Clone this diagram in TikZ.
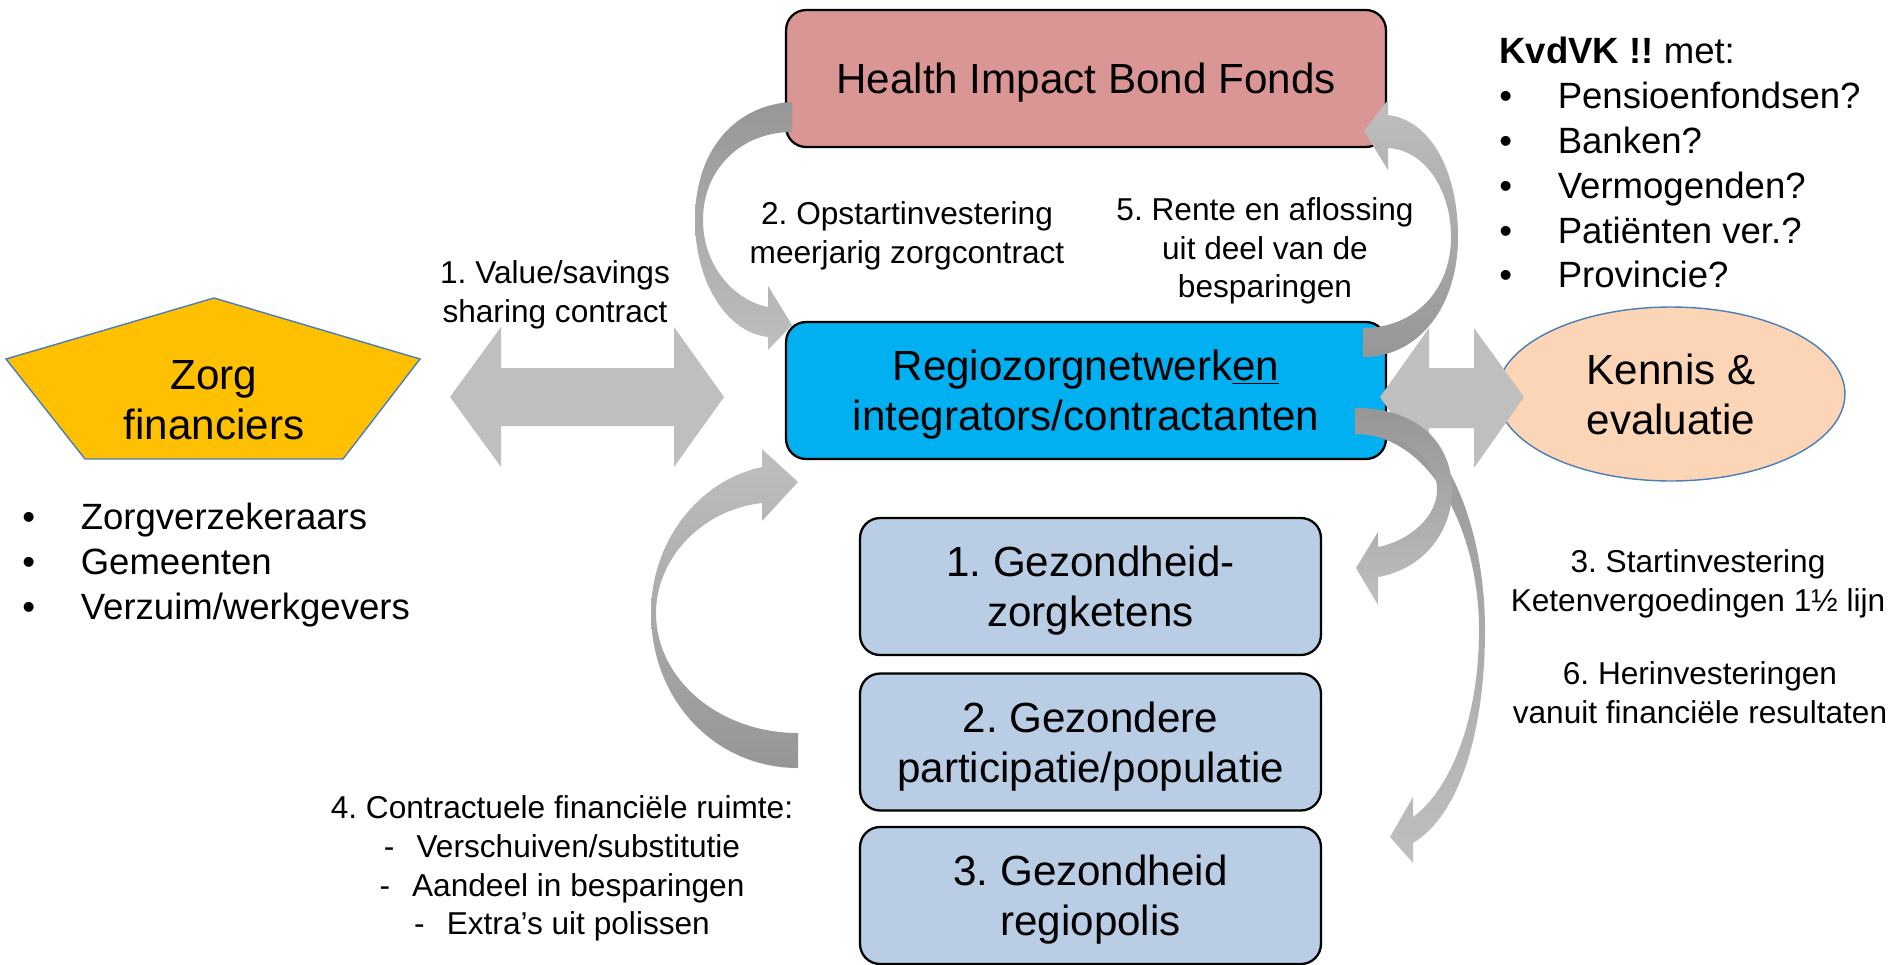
\documentclass[tikz,border=0pt]{standalone}
\usepackage{fontspec}
\setmainfont{Liberation Sans}
\usetikzlibrary{shapes.geometric}
\frenchspacing

\definecolor{fondsrood}{HTML}{D99694}
\definecolor{regioblauw}{HTML}{00B0F0}
\definecolor{ketenblauw}{HTML}{B9CDE5}
\definecolor{financgeel}{HTML}{FFC000}
\definecolor{kennisoranje}{HTML}{FBD5B5}
\definecolor{randblauw}{HTML}{4A7EBB}
\definecolor{pijllicht}{HTML}{BFBFBF}
\definecolor{pijldonker}{HTML}{969696}

\newcommand{\grootfont}{\fontsize{24}{28.5}\selectfont}
\newcommand{\lijstfont}{\fontsize{20.8}{25.5}\selectfont}
\newcommand{\kleinfont}{\fontsize{18}{22}\selectfont}
\newcommand{\opsom}{\makebox[1.6em][l]{\textbullet}}

\begin{document}
\begin{tikzpicture}[x=0.02cm, y=-0.02cm,
    blok/.style={draw=black, line width=1.3pt, rounded corners=0.4cm,
      align=center, font=\grootfont, inner sep=0pt, text depth=0pt,
      minimum height=2.74cm},
    fondsblok/.style={blok, fill=fondsrood, minimum width=12cm},
    regioblok/.style={blok, fill=regioblauw, minimum width=12cm},
    ketenblok/.style={blok, fill=ketenblauw, minimum width=9.22cm},
    uitleg/.style={font=\kleinfont, align=center, inner sep=0pt},
    lijst/.style={font=\lijstfont, align=left, inner sep=0pt, anchor=north west},
    dubbelpijl/.style={fill=pijllicht},
    omrand/.style={draw=randblauw, line width=0.8pt}]

  \useasboundingbox (0,0) rectangle (1893,964);

  %% ===== MIDDEN: fonds, regio en ketens =====
  \node[fondsblok] (fonds) at (1086,78.5) {Health Impact Bond Fonds};
  \node[regioblok] (regio) at (1086,390.5)
    {Regiozorgnetwerk\underline{en}\\integrators/contractanten};
  \node[ketenblok] (keten1) at (1090.5,586.5) {1. Gezondheid-\\zorgketens};
  \node[ketenblok] (keten2) at (1090.5,742) {2. Gezondere\\participatie/populatie};
  \node[ketenblok] (keten3) at (1090.5,895.5) {3. Gezondheid\\regiopolis};

  %% ===== LINKS: zorgfinanciers =====
  \draw[omrand, fill=financgeel]
    (214,298) -- (420,359) -- (343,459) -- (85,459) -- (6,359) -- cycle;
  \node[font=\grootfont, align=center, inner sep=0pt, text depth=0pt] (zorg)
    at (214,400) {Zorg\\financiers};
  \node[lijst] (financiers) at (22,503)
    {\opsom Zorgverzekeraars\\\opsom Gemeenten\\\opsom Verzuim/werkgevers};

  %% ===== RECHTS: kennis en investeerders =====
  \node[omrand, fill=kennisoranje, ellipse, minimum width=6.96cm,
    minimum height=3.48cm, font=\grootfont, align=center, inner sep=0pt,
    text depth=0pt] (kennis) at (1671,394) {Kennis \&\\evaluatie};
  \node[lijst] (kvdvk) at (1499,37)
    {\textbf{KvdVK !!} met:\\\opsom Pensioenfondsen?\\\opsom Banken?\\
     \opsom Vermogenden?\\\opsom Patiënten ver.?\\\opsom Provincie?};

  % Double block arrows
  \fill[dubbelpijl] (450,397) -- (501,327) -- (501,368) -- (674,368) -- (674,327)
    -- (724,397) -- (674,467) -- (674,426) -- (501,426) -- (501,467) -- cycle;
  \fill[dubbelpijl] (1380,397) -- (1429,328) -- (1429,368) -- (1474,368) -- (1474,328)
    -- (1524,397) -- (1474,468) -- (1474,428) -- (1429,428) -- (1429,468) -- cycle;

  % 2. fonds -> regio
  \shade[top color=pijldonker, bottom color=pijllicht]
    (792,102) .. controls (735,105) and (695,150) .. (695,220)
    .. controls (695,280) and (725,332) .. (768,337)
    -- (768,350) -- (792,325) -- (768,286) -- (768,307)
    .. controls (733,300) and (703,265) .. (703,220)
    .. controls (703,168) and (742,132) .. (792,132) -- cycle;

  % 5. regio -> fonds
  \shade[top color=pijllicht, bottom color=pijldonker]
    (1363,357) .. controls (1420,357) and (1458,305) .. (1458,237)
    .. controls (1458,170) and (1430,120) .. (1388,115)
    -- (1388,100) -- (1364,131) -- (1388,170) -- (1388,148)
    .. controls (1425,150) and (1451,190) .. (1451,237)
    .. controls (1451,290) and (1415,328) .. (1363,328) -- cycle;

  % 4. ketens -> regio
  \shade[top color=pijllicht, bottom color=pijldonker]
    (798,768) .. controls (715,768) and (651,700) .. (651,613)
    .. controls (651,540) and (700,480) .. (762,467)
    -- (762,449) -- (798,482) -- (762,521) -- (762,503)
    .. controls (700,510) and (656,560) .. (656,613)
    .. controls (656,680) and (720,733) .. (798,733) -- cycle;

  % 6. regio -> regiopolis (long bend)
  \shade[top color=pijldonker, bottom color=pijllicht]
    (1355,408) .. controls (1440,405) and (1485,520) .. (1485,630)
    .. controls (1485,730) and (1460,815) .. (1413,843)
    -- (1413,863) -- (1390,837) -- (1413,797) -- (1413,817)
    .. controls (1450,790) and (1479,720) .. (1479,630)
    .. controls (1479,530) and (1430,434) .. (1355,434) -- cycle;

  % 3. regio -> zorgketens (short bend)
  \shade[top color=pijldonker, bottom color=pijllicht]
    (1355,408) .. controls (1420,408) and (1452,445) .. (1452,490)
    .. controls (1452,535) and (1420,570) .. (1378,577)
    -- (1378,605) -- (1356,568) -- (1378,532) -- (1378,547)
    .. controls (1412,540) and (1437,515) .. (1437,490)
    .. controls (1437,455) and (1400,434) .. (1355,434) -- cycle;

  % Labels
  \node[uitleg] (waarde) at (555,294.5) {1. Value/savings\\sharing contract};
  \node[uitleg] (opstart) at (907,236) {2. Opstartinvestering\\meerjarig zorgcontract};
  \node[uitleg] (rente) at (1265,251) {5. Rente en aflossing\\uit deel van de\\besparingen};
  \node[uitleg] (start) at (1698,583.5) {3. Startinvestering\\Ketenvergoedingen 1½ lijn};
  \node[uitleg] (herinv) at (1700,693) {6. Herinvesteringen\\vanuit financiële resultaten};
  \node[uitleg] (ruimte) at (562,868.5) {4. Contractuele financiële ruimte:\\
    -\hspace{0.7em}Verschuiven/substitutie\\
    -\hspace{0.7em}Aandeel in besparingen\\
    -\hspace{0.7em}Extra’s uit polissen};

\end{tikzpicture}
\end{document}
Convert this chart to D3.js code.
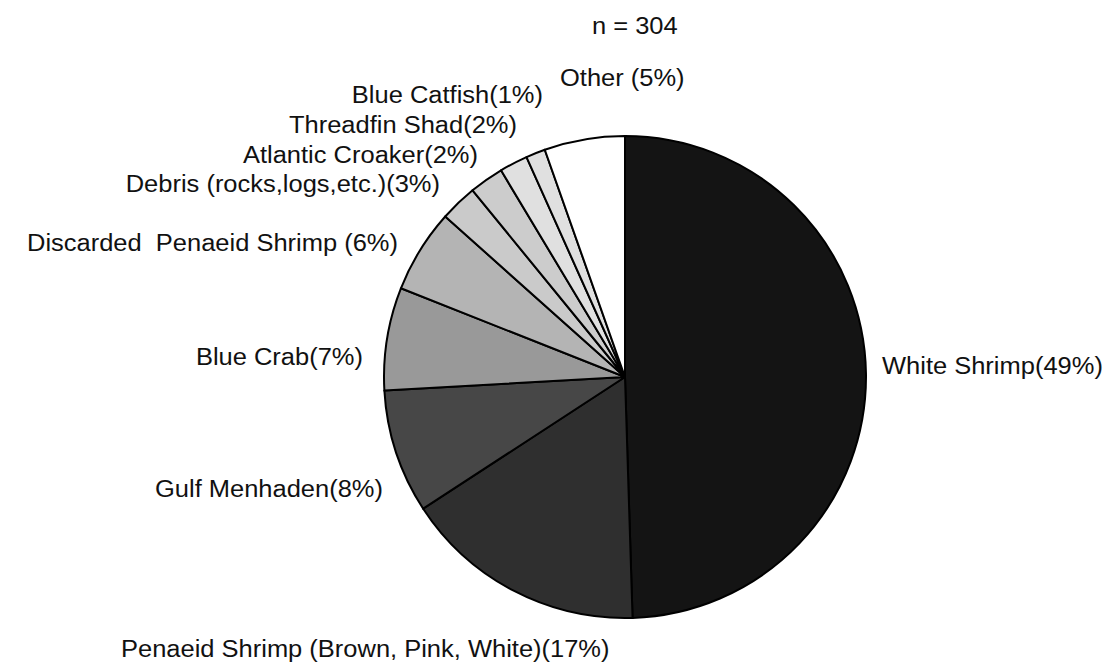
<!DOCTYPE html>
<html>
<head>
<meta charset="utf-8">
<script src="https://cdn.jsdelivr.net/npm/d3@7"></script>
<style>
  html, body { margin: 0; padding: 0; background: #fff; }
  svg { display: block; }
  text { font-family: "Liberation Sans", Arial, Helvetica, sans-serif; font-size: 23.5px; fill: #111; }
</style>
</head>
<body>
<svg id="chart" width="1114" height="662"></svg>
<script>
// Data (clockwise from 12 o'clock)
const categories = [
  "White Shrimp", "Penaeid Shrimp (Brown, Pink, White)", "Gulf Menhaden", "Blue Crab",
  "Discarded  Penaeid Shrimp", "Debris (rocks,logs,etc.)", "Atlantic Croaker",
  "Threadfin Shad", "Blue Catfish", "Other"
];
const values = [49.5, 16.3, 8.3, 6.9, 5.6, 2.5, 2.3, 1.9, 1.3, 5.4];
const labels = [
  "White Shrimp(49%)", "Penaeid Shrimp (Brown, Pink, White)(17%)", "Gulf Menhaden(8%)",
  "Blue Crab(7%)", "Discarded  Penaeid Shrimp (6%)", "Debris (rocks,logs,etc.)(3%)",
  "Atlantic Croaker(2%)", "Threadfin Shad(2%)", "Blue Catfish(1%)", "Other (5%)"
];
const fills = ["#141414", "#2f2f2f", "#474747", "#999999", "#b4b4b4", "#cacaca", "#cccccc", "#e0e0e0", "#e0e0e0", "#ffffff"];
const sampleSize = "n = 304";

// Layout
const cx = 625, cy = 377, radius = 241;
const sx = 1.085;
const labelPos = [
  {x: 882, y: 374, anchor: "start"},
  {x: 121, y: 657, anchor: "start"},
  {x: 383, y: 497, anchor: "end"},
  {x: 363, y: 365, anchor: "end"},
  {x: 398, y: 251, anchor: "end"},
  {x: 440, y: 192, anchor: "end"},
  {x: 478, y: 163, anchor: "end"},
  {x: 517, y: 133, anchor: "end"},
  {x: 543, y: 103, anchor: "end"},
  {x: 560, y: 86, anchor: "start"}
];

const svg = d3.select("#chart");
const g = svg.append("g").attr("transform", `translate(${cx},${cy})`);

const data = categories.map((c, i) => ({cat: c, value: values[i], i}));
const pie = d3.pie().value(d => d.value).sort(null);
const arc = d3.arc().innerRadius(0).outerRadius(radius);

g.selectAll("path.slice")
  .data(pie(data))
  .join("path")
  .attr("class", "slice")
  .attr("d", arc)
  .attr("fill", d => fills[d.data.i])
  .attr("stroke", "#000")
  .attr("stroke-width", 2)
  .attr("stroke-linejoin", "round");

svg.selectAll("text.lbl")
  .data(labels)
  .join("text")
  .attr("class", "lbl")
  .attr("transform", (d, i) => `translate(${labelPos[i].x},${labelPos[i].y}) scale(${sx},1)`)
  .attr("text-anchor", (d, i) => labelPos[i].anchor)
  .style("white-space", "pre")
  .attr("xml:space", "preserve")
  .text(d => d);

svg.append("text")
  .attr("transform", `translate(592,34) scale(${sx},1)`)
  .text(sampleSize);
</script>
</body>
</html>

* _GIVEN REQUEST_
Both the first line of the records above and the line containing "(keten3) at (1090.5,895.5)" belong in the copy; please return them and every line between, exactly, minus the pictures.

* _SOLUTION FOR THIS TASK_
Clone this diagram in TikZ.
\documentclass[tikz,border=0pt]{standalone}
\usepackage{fontspec}
\setmainfont{Liberation Sans}
\usetikzlibrary{shapes.geometric}
\frenchspacing

\definecolor{fondsrood}{HTML}{D99694}
\definecolor{regioblauw}{HTML}{00B0F0}
\definecolor{ketenblauw}{HTML}{B9CDE5}
\definecolor{financgeel}{HTML}{FFC000}
\definecolor{kennisoranje}{HTML}{FBD5B5}
\definecolor{randblauw}{HTML}{4A7EBB}
\definecolor{pijllicht}{HTML}{BFBFBF}
\definecolor{pijldonker}{HTML}{969696}

\newcommand{\grootfont}{\fontsize{24}{28.5}\selectfont}
\newcommand{\lijstfont}{\fontsize{20.8}{25.5}\selectfont}
\newcommand{\kleinfont}{\fontsize{18}{22}\selectfont}
\newcommand{\opsom}{\makebox[1.6em][l]{\textbullet}}

\begin{document}
\begin{tikzpicture}[x=0.02cm, y=-0.02cm,
    blok/.style={draw=black, line width=1.3pt, rounded corners=0.4cm,
      align=center, font=\grootfont, inner sep=0pt, text depth=0pt,
      minimum height=2.74cm},
    fondsblok/.style={blok, fill=fondsrood, minimum width=12cm},
    regioblok/.style={blok, fill=regioblauw, minimum width=12cm},
    ketenblok/.style={blok, fill=ketenblauw, minimum width=9.22cm},
    uitleg/.style={font=\kleinfont, align=center, inner sep=0pt},
    lijst/.style={font=\lijstfont, align=left, inner sep=0pt, anchor=north west},
    dubbelpijl/.style={fill=pijllicht},
    omrand/.style={draw=randblauw, line width=0.8pt}]

  \useasboundingbox (0,0) rectangle (1893,964);

  %% ===== MIDDEN: fonds, regio en ketens =====
  \node[fondsblok] (fonds) at (1086,78.5) {Health Impact Bond Fonds};
  \node[regioblok] (regio) at (1086,390.5)
    {Regiozorgnetwerk\underline{en}\\integrators/contractanten};
  \node[ketenblok] (keten1) at (1090.5,586.5) {1. Gezondheid-\\zorgketens};
  \node[ketenblok] (keten2) at (1090.5,742) {2. Gezondere\\participatie/populatie};
  \node[ketenblok] (keten3) at (1090.5,895.5) {3. Gezondheid\\regiopolis};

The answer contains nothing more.